Nearly every organ in the body can be adversely affected by hazardous alcohol intake. The primary medical consequences of alcohol misuse in the elderly include: (1) mental status changes, (2) risk of falls, and (3) medication interactions.

Cognitive dysfunction can be caused by a number of organic and external conditions, including medications. Alcohol causes cognitive impairment in a dose-related fashion in the acute setting. Chronic alcohol consumption has been shown to cause persistent cognitive deficits with associated cortical atrophy and ventricular dilatation on brain scan. Consequently it is important to recognize the underlying incidence of diminished mental function in the elderly that ranges from mild cognitive impairment to dementia. The strongest risk factor for dementia is older age. The acute and chronic effects of alcohol are additive to any underlying cognitive infirmity in the geriatric patient.

Falls occur in approximately 30% of community-living adults who are older than 65 years of age.17 The elderly are at risk for falls because of impaired balance, poor judgment, arthritis, myopathy, neuropathy, CNS atrophy, cerebellar degeneration, and hypotension. In addition, a history of problem drinking is associated significantly with greater risk of falls.18

The geriatric population consumes a disproportionate percentage of pharmaceuticals. A survey in 2002 showed that 94% of women aged 65 years or older took at least 1 medication; 57% took 5 or more; and 12% took 10 or more medications. Men aged 65 years or older also reported high rates of medication use.19 Confusion may be an early sign of an adverse effect. Alcohol use can directly or indirectly affect the pharmacodynamics and pharmacokinetics of medications and add potential for toxicity.

High mean corpuscular volume (MCV) and elevated gamma-glutamyl transpeptidase (GGT) are commonly used as simple biological screening instruments for alcohol misuse. However, these tests alone were found to be poor screening instruments for older adults with AUDs and should be used in conjunction with CAGE, AUDIT-5, or SMAST-G.9,20

Take home points

• The prevalence of elderly substance abuse has been well documented and the rising numbers of older baby boomers indicate that alcohol misuse, its diagnosis, and treatment will shortly be one of the most pressing public health concerns in the developed world
• There is a need to develop more time-efficient and valid screening instruments to aid in identifying older adults who are at risk for AUD
• Improved overall medical understanding of the common problems associated with aging will help clinicians discern patients with alcohol misuse in this vulnerable population.
• Laboratory testing (GGT) and (MCV) may be helpful in addition to CAGE, SMAST-G, and AUDIT-5.

Acknowledgements
I would like to thank Jonathan Neal, BS for his technical assistance in preparing the manuscript for publication.

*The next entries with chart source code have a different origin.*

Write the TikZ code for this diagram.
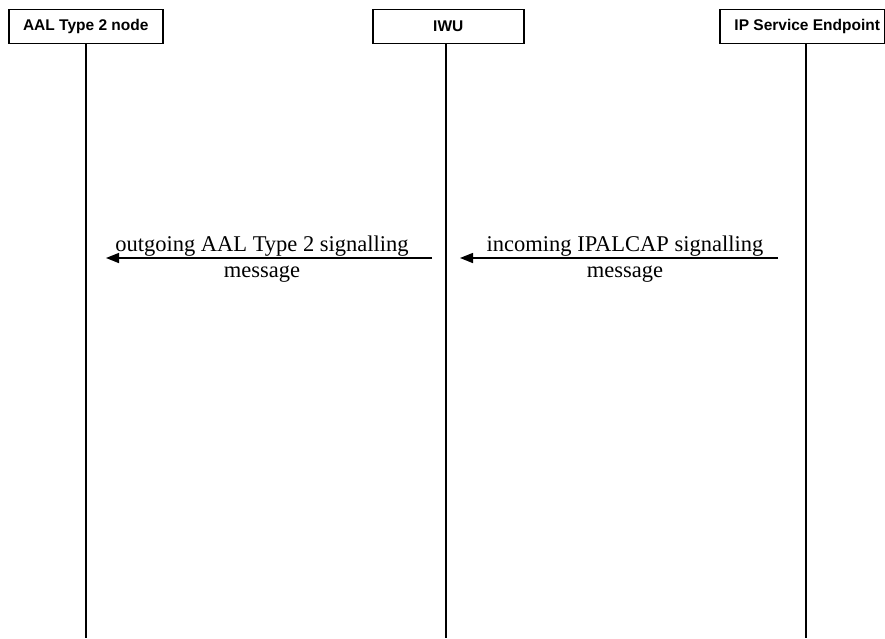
\documentclass[tikz,border=0pt]{standalone}
\usepackage{fontspec}
\setmainfont{Liberation Serif}
\setsansfont{Liberation Sans}
\usetikzlibrary{arrows.meta}
\begin{document}
\begin{tikzpicture}[x=1pt,y=-1pt,
  entity/.style={draw,line width=1.5pt,minimum height=34pt,inner sep=0pt,
    anchor=north west,font=\sffamily\bfseries\fontsize{15.5}{18}\selectfont},
  lifeline/.style={line width=1.5pt},
  msg/.style={line width=1.5pt,-{Triangle[length=13pt,width=10pt]}},
  msglabel/.style={align=center,inner sep=0pt,font=\fontsize{22.5}{26}\selectfont}]
\useasboundingbox (0,0) rectangle (885,638);

% participants
\node[entity,minimum width=154pt] (aal) at (8,8.5) {AAL Type 2 node};
\node[entity,minimum width=151pt] (iwu) at (372,8.5) {IWU};
\node[entity,minimum width=165pt] (ip) at (719,8.5) {\hspace*{10pt}IP Service Endpoint};

% lifeline ends
\coordinate (aalend) at (86,638);
\coordinate (iwuend) at (446,638);
\coordinate (ipend) at (806,638);
\draw[lifeline] (aal.south -| aalend) -- (aalend);
\draw[lifeline] (iwu.south -| iwuend) -- (iwuend);
\draw[lifeline] (ip.south -| ipend) -- (ipend);

% message end points
\coordinate (m1from) at (432,258);
\coordinate (m1to) at (106,258);
\coordinate (m2from) at (778,258);
\coordinate (m2to) at (460,258);

\draw[msg] (m1from) -- (m1to);
\draw[msg] (m2from) -- (m2to);

\node[msglabel] (m1label) at (262,259) {outgoing AAL Type 2 signalling\\message};
\node[msglabel] (m2label) at (625,259) {incoming IPALCAP signalling\\message};
\end{tikzpicture}
\end{document}
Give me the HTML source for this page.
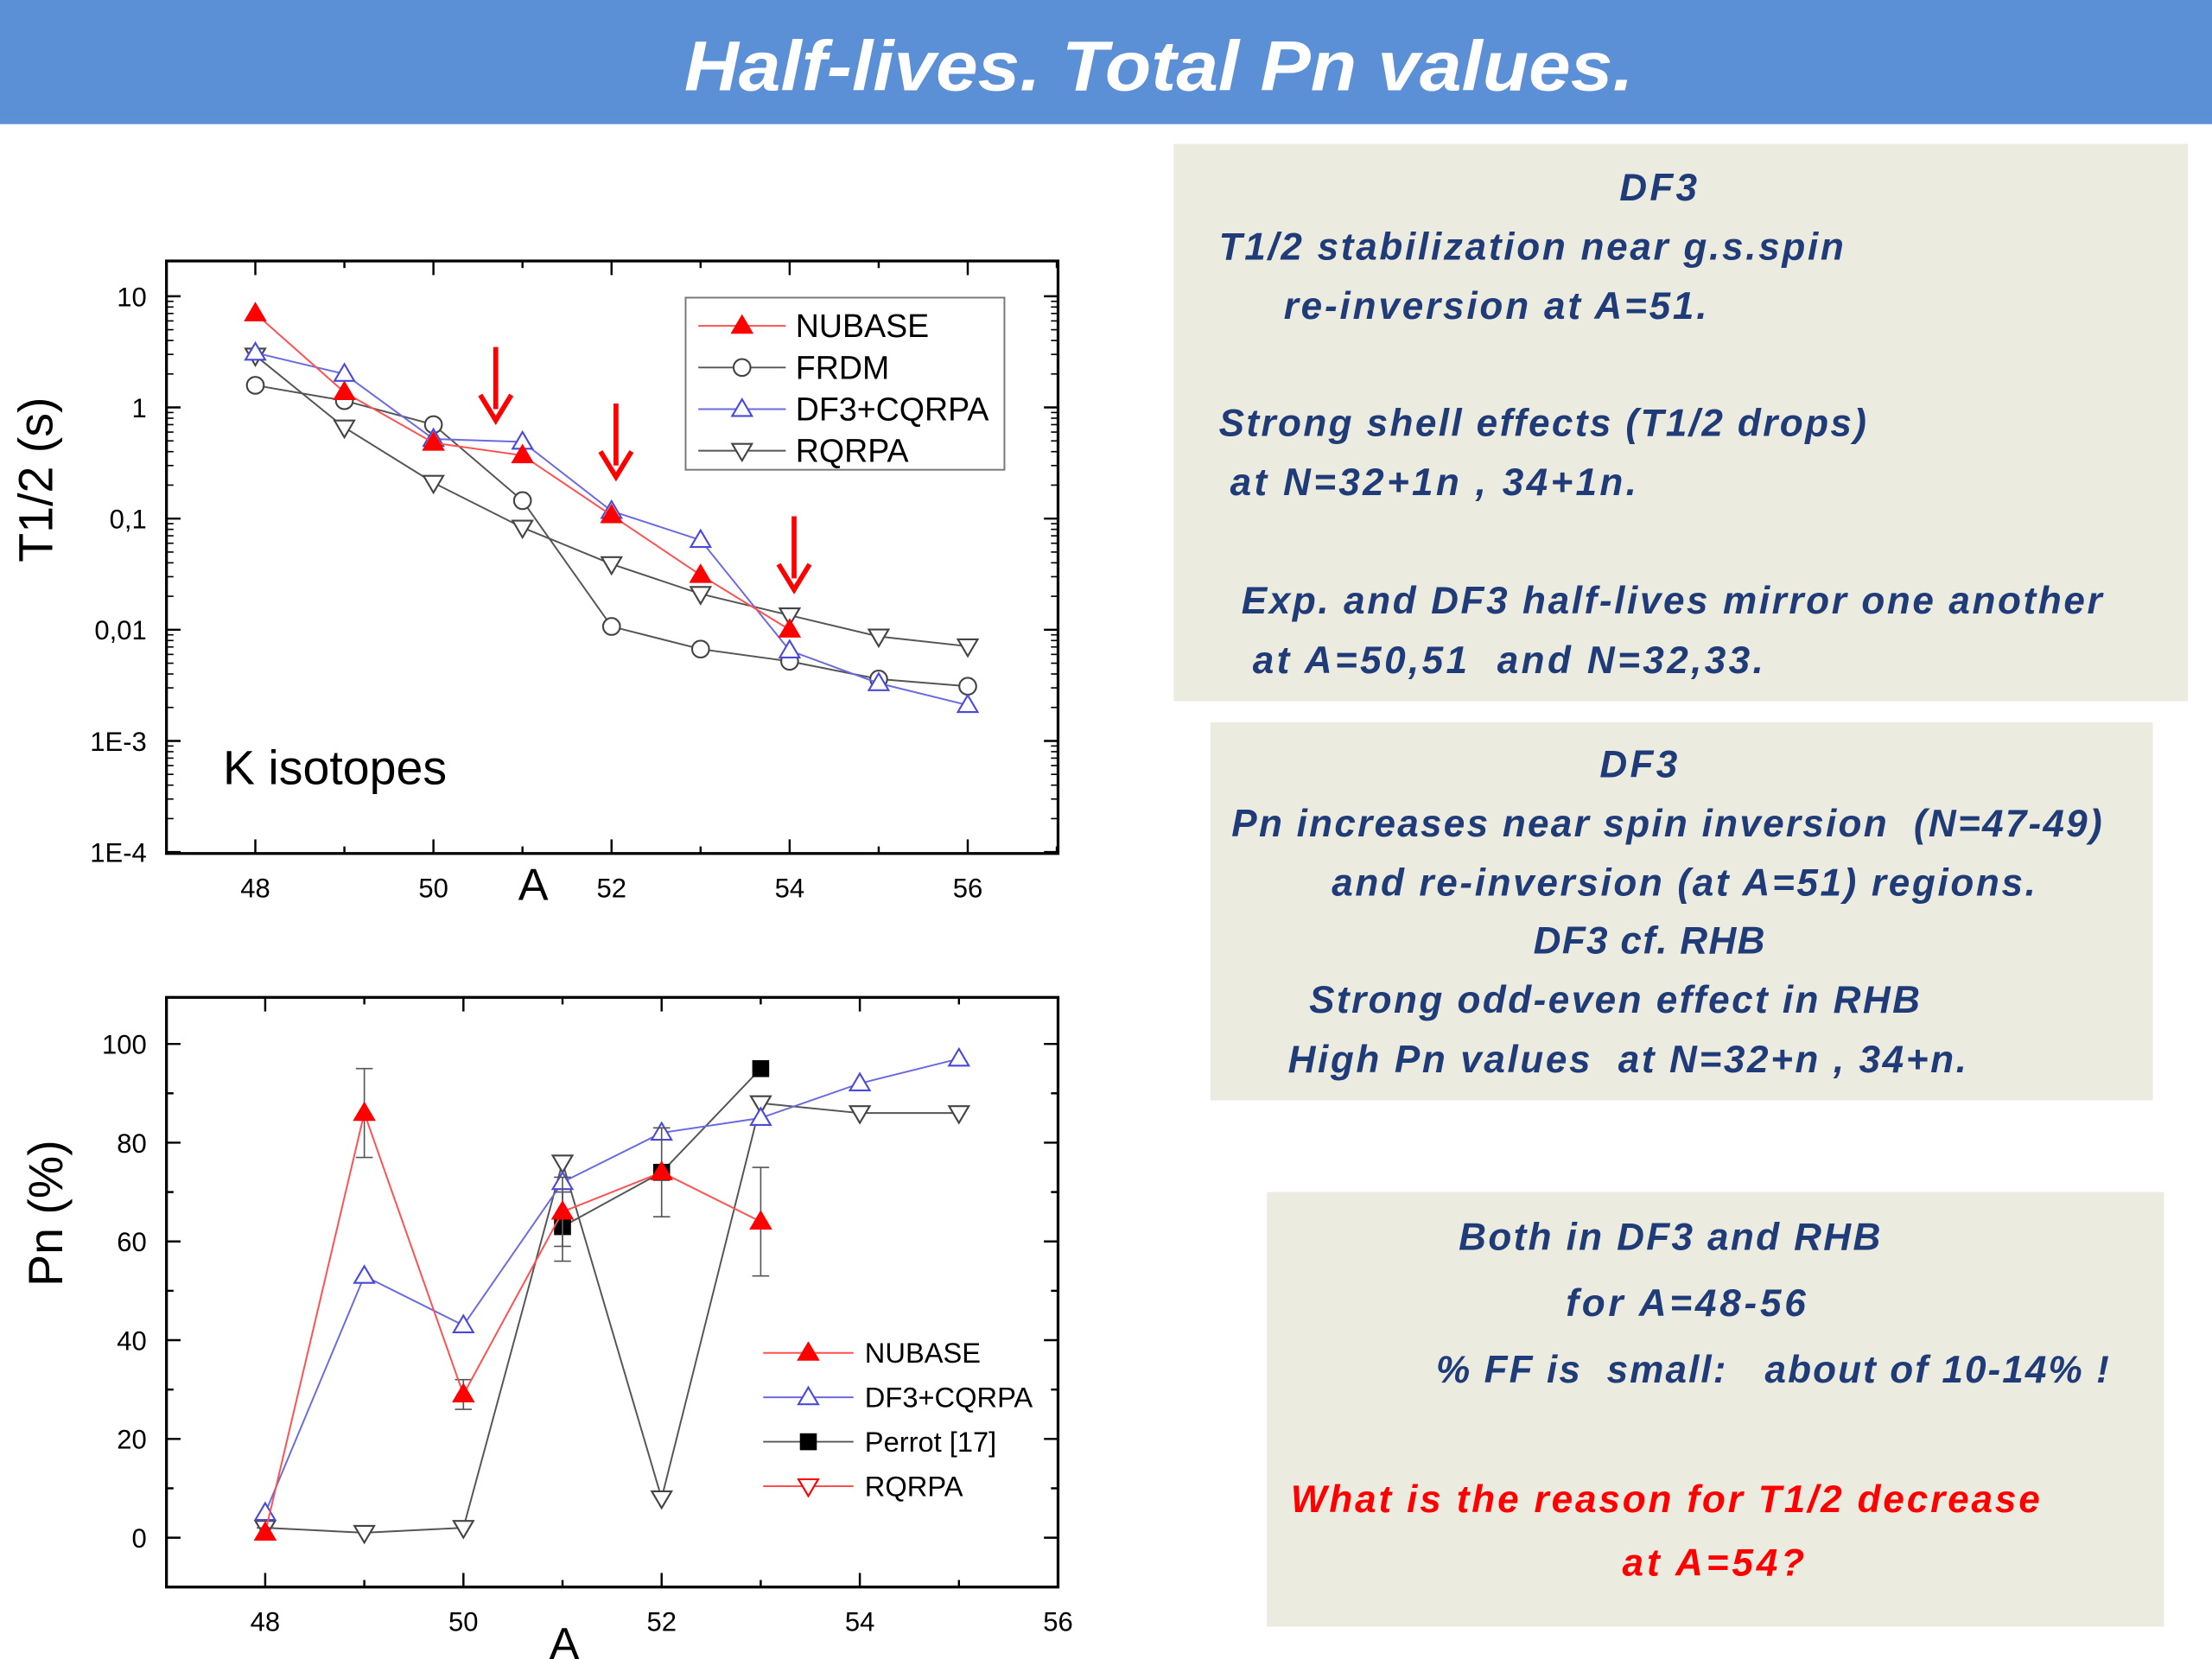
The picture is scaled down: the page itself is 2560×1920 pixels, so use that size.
<!DOCTYPE html>
<html><head><meta charset="utf-8"><style>
html,body{margin:0;padding:0;background:#fff;}
svg{display:block;font-family:"Liberation Sans",sans-serif;}
.bx{font-family:"Liberation Sans",sans-serif;font-weight:bold;font-style:italic;font-size:27px;fill:#1f3b78;white-space:pre;}
</style></head><body>
<svg id="s" width="2560" height="1920" viewBox="0 0 1568 1176" xmlns="http://www.w3.org/2000/svg">
<rect x="0" y="0" width="1568" height="88" fill="#5b8fd6"/>
<text x="485" y="64" textLength="673" lengthAdjust="spacingAndGlyphs" fill="#fff" font-size="50" font-weight="bold" font-style="italic">Half-lives.  Total Pn values.</text>

<g>
<rect x="832" y="102" width="719" height="395" fill="#ecebdf"/>
<text class="bx" x="1148" y="142" textLength="55">DF3</text>
<text class="bx" x="864" y="184" textLength="443">T1/2 stabilization near g.s.spin</text>
<text class="bx" x="910" y="226" textLength="300">re-inversion at A=51.</text>
<text class="bx" x="864" y="309" textLength="459">Strong shell effects (T1/2 drops)</text>
<text class="bx" x="872" y="351" textLength="288">at N=32+1n , 34+1n.</text>
<text class="bx" x="880" y="435" textLength="610">Exp. and DF3 half-lives mirror one another</text>
<text class="bx" x="888" y="477" textLength="362">at A=50,51  and N=32,33.</text>
</g>
<g>
<rect x="858" y="512" width="668" height="268" fill="#ecebdf"/>
<text class="bx" x="1134" y="551" textLength="55">DF3</text>
<text class="bx" x="873" y="593" textLength="617">Pn increases near spin inversion  (N=47-49)</text>
<text class="bx" x="944" y="635" textLength="499">and re-inversion (at A=51) regions.</text>
<text class="bx" x="1087" y="676" textLength="164">DF3 cf. RHB</text>
<text class="bx" x="928" y="718" textLength="433">Strong odd-even effect in RHB</text>
<text class="bx" x="913" y="760" textLength="481">High Pn values  at N=32+n , 34+n.</text>
</g>
<g>
<rect x="898" y="845" width="636" height="308" fill="#ecebdf"/>
<text class="bx" x="1034" y="886" textLength="299">Both in DF3 and RHB</text>
<text class="bx" x="1110" y="933" textLength="170">for A=48-56</text>
<text class="bx" x="1018" y="980" textLength="477">% FF is  small:   about of 10-14% !</text>
<text class="bx" x="915" y="1072" textLength="531" style="fill:#ff0000">What is the reason for T1/2 decrease</text>
<text class="bx" x="1150" y="1117" textLength="129" style="fill:#ff0000">at A=54?</text>
</g>
<g id="top"></g>
<g id="bot"></g>
</svg>
<script>
// ---- top chart data (T1/2, s) ----
const topMass = [48,49,50,51,52,53,54,55,56];
const nubaseT = [7,1.37,0.48,0.37,0.107,0.031,0.01];
const frdmT = [1.58,1.15,0.7,0.145,0.0107,0.0067,0.0052,0.0036,0.0031];
const df3T = [3.1,2.0,0.52,0.49,0.117,0.064,0.0065,0.0033,0.0021];
const rqrpaT = [2.93,0.66,0.21,0.083,0.039,0.021,0.0135,0.0087,0.0071];
const topYTicks = ["10","1","0,1","0,01","1E-3","1E-4"];
const topXTicks = [48,50,52,54,56];
const arrowsAt = [50.7,52.05,54.05];
// ---- bottom chart data (Pn, %) ----
const botMass = [48,49,50,51,52,53,54,55];
const nubaseP = [1,86,29,66,74,64];
const nubaseErr = [1,9,3,7,9,11];
const df3P = [5,53,43,72,82,85,92,97];
const perrotMass = [51,52,53];
const perrotP = [63,74,95];
const perrotErr = [7,0,0];
const rqrpaP = [2,1,2,76,8,88,86,86];
const botYTicks = [0,20,40,60,80,100];
const botXTicks = [48,50,52,54,56];

const NS="http://www.w3.org/2000/svg";
function mk(p,tag,at){const e=document.createElementNS(NS,tag);for(const k in at)e.setAttribute(k,at[k]);p.appendChild(e);return e;}
function tx(p,x,y,s,size,anchor){const e=mk(p,'text',{x:x,y:y,'font-size':size,'text-anchor':anchor||'middle',fill:'#000'});e.textContent=s;return e;}
function marker(p,kind,x,y,col,fill){
  const r=7;
  if(kind==='tri') return mk(p,'polygon',{points:`${x},${y-r} ${x-r},${y+r*0.7} ${x+r},${y+r*0.7}`,fill:fill,stroke:col,'stroke-width':1.3});
  if(kind==='itri') return mk(p,'polygon',{points:`${x},${y+r} ${x-r},${y-r*0.7} ${x+r},${y-r*0.7}`,fill:fill,stroke:col,'stroke-width':1.3});
  if(kind==='circ') return mk(p,'circle',{cx:x,cy:y,r:6,fill:fill,stroke:col,'stroke-width':1.3});
  return mk(p,'rect',{x:x-5.5,y:y-5.5,width:11,height:11,fill:fill,stroke:col});
}
function series(p,name,xs,ys,fx,fy,line,kind,mcol,fill){
  const g=mk(p,'g',{});
  
  
  const pts=ys.map((v,i)=>fx(xs[i])+','+fy(v)).join(' ');
  mk(g,'polyline',{points:pts,fill:'none',stroke:line,'stroke-width':1.2});
  ys.forEach((v,i)=>{const m=marker(g,kind,fx(xs[i]),fy(v),mcol,fill);
    
    });
  return g;
}
function frame(g,x0,y0,x1,y1){mk(g,'rect',{x:x0,y:y0,width:x1-x0,height:y1-y0,fill:'none',stroke:'#000','stroke-width':2});}

// ===== top chart =====
(function(){
const g=document.getElementById('top');


const X0=118,X1=750,Y0=185,Y1=605;
const fx=a=>181+(a-48)*63.125;
const fy=v=>210+(1-Math.log10(v))*78.8;
frame(g,X0,Y0,X1,Y1);
for(let d=0;d<6;d++){
  const y=210+d*78.8;
  mk(g,'line',{x1:X0,y1:y,x2:X0+10,y2:y,stroke:'#000','stroke-width':1.5});
  mk(g,'line',{x1:X1,y1:y,x2:X1-10,y2:y,stroke:'#000','stroke-width':1.5});
  const t=tx(g,X0-14,y+7,topYTicks[d],19,'end');
  
  
  if(d<5){for(let k=2;k<10;k++){const yy=y+78.8*(1-Math.log10(k));
    mk(g,'line',{x1:X0,y1:yy,x2:X0+5,y2:yy,stroke:'#000'});
    mk(g,'line',{x1:X1,y1:yy,x2:X1-5,y2:yy,stroke:'#000'});}}
}
for(let a=48;a<=57;a++){const x=fx(a);if(x>X1)break;
  const L=a%2===0?10:5;
  mk(g,'line',{x1:x,y1:Y1,x2:x,y2:Y1-L,stroke:'#000','stroke-width':1.5});
  mk(g,'line',{x1:x,y1:Y0,x2:x,y2:Y0+L,stroke:'#000','stroke-width':1.5});}
topXTicks.forEach(a=>{const t=tx(g,fx(a),636,a,19);
  
  });
const xt=tx(g,378,638,'A',32);


const yt=tx(g,0,0,'T1/2 (s)',34);
yt.setAttribute('transform','translate(37,340) rotate(-90)');


const lab=tx(g,158,556,'K isotopes',34,'start');


series(g,'frdm-series',topMass,frdmT,fx,fy,'#555','circ','#444','#fff');
series(g,'rqrpa-series',topMass,rqrpaT,fx,fy,'#555','itri','#444','#fff');
series(g,'df3-series',topMass,df3T,fx,fy,'#6a6ae0','tri','#4a4ad8','#fff');
series(g,'nubase-series',topMass,nubaseT,fx,fy,'#ff5050','tri','#ff0000','#ff0000');
arrowsAt.forEach(a=>{const x=fx(a);const ag=mk(g,'g',{});
  
  
  const yb=[298,338,418][arrowsAt.indexOf(a)];
  mk(ag,'line',{x1:x,y1:yb-52,x2:x,y2:yb-8,stroke:'#f00','stroke-width':3.5});
  mk(ag,'polyline',{points:`${x-11},${yb-18} ${x},${yb} ${x+11},${yb-18}`,fill:'none',stroke:'#f00','stroke-width':3.5});});
const lg=mk(g,'g',{});


mk(lg,'rect',{x:486,y:211,width:226,height:122,fill:'#fff',stroke:'#777','stroke-width':1.2});
[['NUBASE','tri','#ff0000','#ff0000','#ff5050'],['FRDM','circ','#444','#fff','#555'],['DF3+CQRPA','tri','#4a4ad8','#fff','#6a6ae0'],['RQRPA','itri','#444','#fff','#555']].forEach((e,i)=>{
  const y=231+i*29.5;const eg=mk(lg,'g',{});
  
  
  mk(eg,'line',{x1:495,y1:y,x2:557,y2:y,stroke:e[4],'stroke-width':1.2});
  marker(eg,e[1],526,y,e[2],e[3]);
  tx(eg,564,y+8,e[0],23,'start');});
})();

// ===== bottom chart =====
(function(){
const g=document.getElementById('bot');


const X0=118,X1=750,Y0=707,Y1=1125;
const fx=a=>188+(a-48)*70.25;
const fy=v=>1090-v*3.5;
frame(g,X0,Y0,X1,Y1);
for(let v=0;v<=100;v+=10){const y=fy(v);const L=v%20===0?10:5;
  mk(g,'line',{x1:X0,y1:y,x2:X0+L,y2:y,stroke:'#000','stroke-width':1.5});
  mk(g,'line',{x1:X1,y1:y,x2:X1-L,y2:y,stroke:'#000','stroke-width':1.5});}
botYTicks.forEach(v=>{const t=tx(g,104,fy(v)+7,v,19,'end');
  
  });
for(let a=48;a<=56;a++){const x=fx(a);const L=a%2===0?10:5;
  mk(g,'line',{x1:x,y1:Y1,x2:x,y2:Y1-L,stroke:'#000','stroke-width':1.5});
  mk(g,'line',{x1:x,y1:Y0,x2:x,y2:Y0+L,stroke:'#000','stroke-width':1.5});}
botXTicks.forEach(a=>{const t=tx(g,fx(a),1156,a,19);
  
  });
const xt=tx(g,400,1176,'A',32);


const yt=tx(g,0,0,'Pn (%)',34);
yt.setAttribute('transform','translate(44,860) rotate(-90)');


series(g,'rqrpa-series',botMass,rqrpaP,fx,fy,'#555','itri','#444','#fff');
series(g,'perrot-series',perrotMass,perrotP,fx,fy,'#555','sq','#000','#000');
series(g,'df3-series',botMass,df3P,fx,fy,'#6a6ae0','tri','#4a4ad8','#fff');
const eb=mk(g,'g',{});


nubaseP.forEach((v,i)=>{const e=nubaseErr[i];if(!e)return;const x=fx(botMass[i]);
  mk(eb,'line',{x1:x,y1:fy(v-e),x2:x,y2:fy(v+e),stroke:'#555'});
  mk(eb,'line',{x1:x-6,y1:fy(v-e),x2:x+6,y2:fy(v-e),stroke:'#555'});
  mk(eb,'line',{x1:x-6,y1:fy(v+e),x2:x+6,y2:fy(v+e),stroke:'#555'});});
perrotP.forEach((v,i)=>{const e=perrotErr[i];if(!e)return;const x=fx(perrotMass[i]);
  mk(eb,'line',{x1:x,y1:fy(v-e),x2:x,y2:fy(v+e),stroke:'#555'});
  mk(eb,'line',{x1:x-6,y1:fy(v-e),x2:x+6,y2:fy(v-e),stroke:'#555'});
  mk(eb,'line',{x1:x-6,y1:fy(v+e),x2:x+6,y2:fy(v+e),stroke:'#555'});});
series(g,'nubase-series',botMass,nubaseP,fx,fy,'#ff5050','tri','#ff0000','#ff0000');
const lg=mk(g,'g',{});


[['NUBASE','tri','#ff0000','#ff0000','#ff5050'],['DF3+CQRPA','tri','#4a4ad8','#fff','#6a6ae0'],['Perrot [17]','sq','#000','#000','#555'],['RQRPA','itri','#ff0000','#fff','#ff5050']].forEach((e,i)=>{
  const y=959+i*31.5;const eg=mk(lg,'g',{});
  
  
  mk(eg,'line',{x1:541,y1:y,x2:605,y2:y,stroke:e[4],'stroke-width':1.2});
  marker(eg,e[1],573,y,e[2],e[3]);
  tx(eg,613,y+7,e[0],20,'start');});
})();
</script>
</body></html>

This article was originally posted online on 4/10/2014.

Disclosures:

Dr Trevisan is Associate Clinical Professor in the Department of Psychiatry at the Yale School of Medicine in New Haven, Connecticut. He is the Acting Chief of Psychiatry at VA Connecticut Healthcare System. He is certified in addiction and geriatric psychiatry and teaches in both the addiction and geriatric psychiatry fellowships at Yale University. He reports no conflicts of interest concerning the subject matter of this article.